My intense engagement with language made every patient visit unpredictable in new ways. A patient with a failing liver asked me how much time I thought he had to live and begged me not to mince my words. Another patient, a woman with end-stage breast cancer, pleaded with me not to tell her adult daughters that she had chosen to stop chemotherapy. “I don’t want them to think of me as a quitter,” she said tearfully. “But I can’t do this anymore.” A confrontational patient asked Dr. Harris and me to leave, telling us that he knew we were only there to talk him out of treatments so the hospital could save money. The next patient we saw, a gentleman with kind eyes, took our hands and kissed them, thanking us for the medications we’d recommended to ease the shortness of breath caused by his failing heart.

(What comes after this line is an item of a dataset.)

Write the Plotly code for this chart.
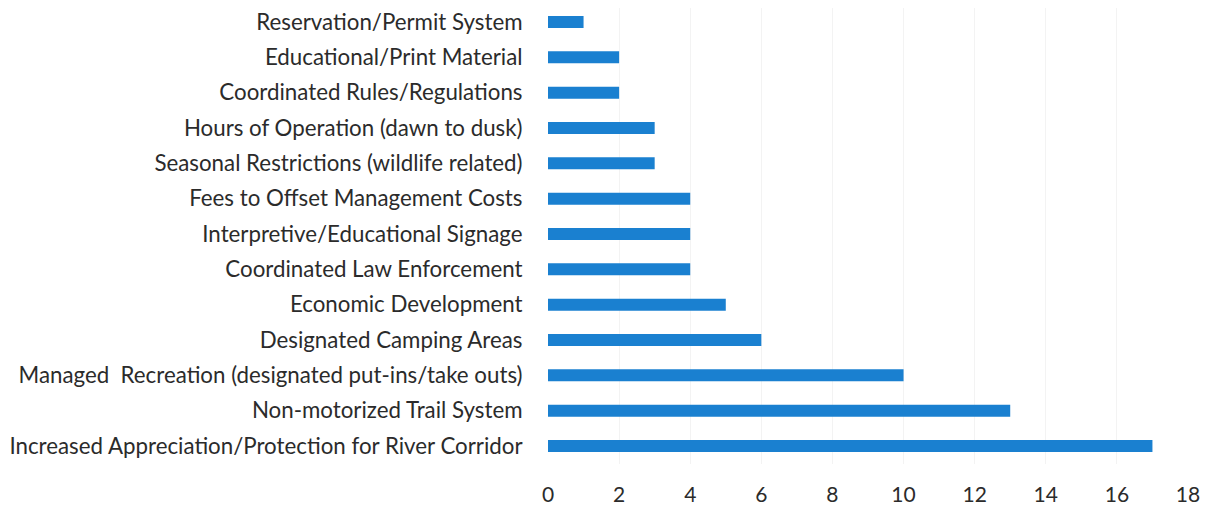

Colleagues reacted to our team in equally variable ways. We were both the death squad and angels of mercy, sometimes regarded with suspicion and at other times with admiration. Some thought that our main function was to send people to hospice and start morphine drips. Others understood the difference between palliative care and hospice.
“Wait, we aren’t withdrawing care on this patient,” a nurse told me, glancing at my badge before I went to introduce myself to a patient with advanced emphysema and a severe pneumonia.
“Oh, I know,” I said. “But the medicine team called me to help with a family meeting,” I explained.
“Yeah, but you’re from palliative. So when you get involved, doesn’t that mean that we kind of back off on taking care of the patient?”
I began to practice introducing my role, and memorized responses to the questions I fielded daily. “Hi, I’m Dr. Puri,” I’d say in front of my bathroom mirror, looking at my reflection with a warm smile. “I’m from the palliative care team. What that means is that I’m a quality-of-life doctor. I’m here to help treat any pain or other discomfort you have, and to understand what you define as quality of life so that I can make sure we are doing what we can medically to make that a reality for you.” I told fellow physicians and nurses that a palliative care consult simply meant a patient needed some expert help with their pain management or a conversation about their treatment goals. It didn’t mean that a patient was imminently dying, or that they needed to stop their current treatments, or that they needed hospice care, or that their doctors and nurses had somehow failed and given up on them. It simply meant that their quality of life could in some way be improved.
The words and phrases I’d started to use routinely in fellowship still felt like a foreign language, one I stumbled over and used imperfectly. If language reflects something about culture, I thought one evening as I drove home, then maybe my verbal fumbling made sense. The language of medicine reflected its biggest priorities—identifying and solving problems, saving and extend- ing lives. It was about CT scans and laboratory tests and survival benefit. Medical language atrophied when matters of suffering and mortality needed to be discussed, giving way to euphemism and avoidance. Lacking the language to discuss mortality is the ultimate way of erasing it. If we could somehow normalize instead of avoid the fact of death, perhaps phrases like “goals of care” and “advanced directive” would roll off our tongues as fluidly as words like “antibiotics,” “chemotherapy,” and “surgery.” Or maybe in normalizing the language around mortality, the culture of medicine would evolve. After all, practicing medicine requires the drive to enable survival I’d learned to cultivate during residency, tempered by the acceptance of life’s impermanence I was learning to articulate in fellowship. Physicians and patients needed fluency in both.